The present invention is further advantageous in that special quantities and differing dimensional characteristics may be easily fabricated. For example, when large quantities are required, the boiler tube position retainer assemblies of the present invention may be may be easily manufactured using code approved castings.

Claims

1. A steam generating boiler comprising:

a combustion chamber comprising

two or more boiler tubes, wherein each boiler tube comprises an inner diameter and an outer diameter, wherein difference between the outer diameter and the inner diameter is wall thickness of the boiler tubes; and

one or more boiler tube position retainer assemblies, wherein each boiler tube position retainer assembly is positioned between two boiler tubes, a first boiler tube and a second boiler tube, wherein each boiler tube position retainer assembly further comprises:

a male boiler tube pad comprising a male tab ear portion and a male saddle clip portion, wherein the male saddle clip portion has a tube shape configuration to saddle the first boiler tube, wherein wall thickness of the male saddle clip portion is less than the wall thickness of the first boiler tube to allow for failure to occur on the male boiler tube pad before failure of the first boiler tube, and wherein the male tab ear portion has an alignment hole;

a female boiler tube pad comprising two female tab ear portions and a female saddle clip portion, wherein the female saddle clip portion has a tube shape configuration to saddle the second boiler tube, wherein wall thickness of the female saddle clip portion is less than the wall thickness of the second boiler tube to allow for failure to occur on the female boiler tube pad before failure of the second boiler tube, and wherein each female tab ear portion has an alignment hole;

a retainer pin for insertion through the alignment holes following alignment of the alignment holes by positioning the male tab ear portion between the two female tab ear portions;

wherein the diameter of the retainer pin is less than the diameter of the alignment holes to allow movement of the male and the female boiler tube pads around the axis of the retainer pin, and wherein the retainer pin hangs to allow movement of the male and the female boiler tube pads along the length of the retainer pin; and

wherein the two female tab ear portions are attached to the female saddle clip portion to allow for space between the female tab ear portions and the male tab ear portion after positioning of the male tab ear portion between the female tab ear portions, wherein the male and the female tab ear portions are not in contact to allow for movement of the male and the female boiler tube pads long the length of the retainer pin.

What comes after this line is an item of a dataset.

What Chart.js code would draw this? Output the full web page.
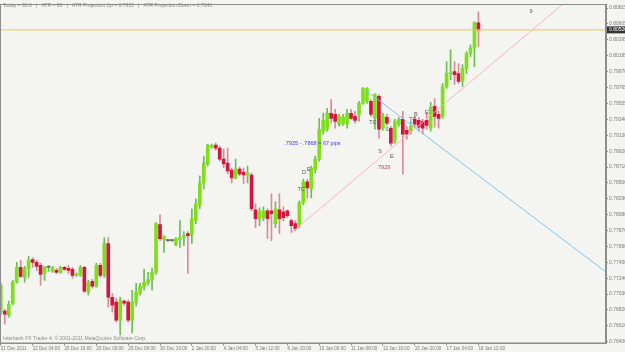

2. The steam generating boiler according to claim 1, wherein the male saddle clip portion is welded to the first boiler tube using a fillet weld to allow for failure to occur on the male saddle clip portion before failure of the first boiler tube.

3. The steam generating boiler according to claim 1, wherein the female saddle clip portion is welded to the second boiler tube using a fillet weld to allow for failure to occur on the female saddle clip portion before failure of the second boiler tube.

4. The steam generating boiler according to claim 1, wherein distal end of the male tab ear portion is not in contact with the female saddle clip upon alignment of the alignment holes and insertion of the retainer pin.

5. The steam generating boiler according to claim 1, wherein distal ends of the female tab ear portions are not in contact with the male saddle clip upon alignment of the alignment holes and insertion of the retainer pin.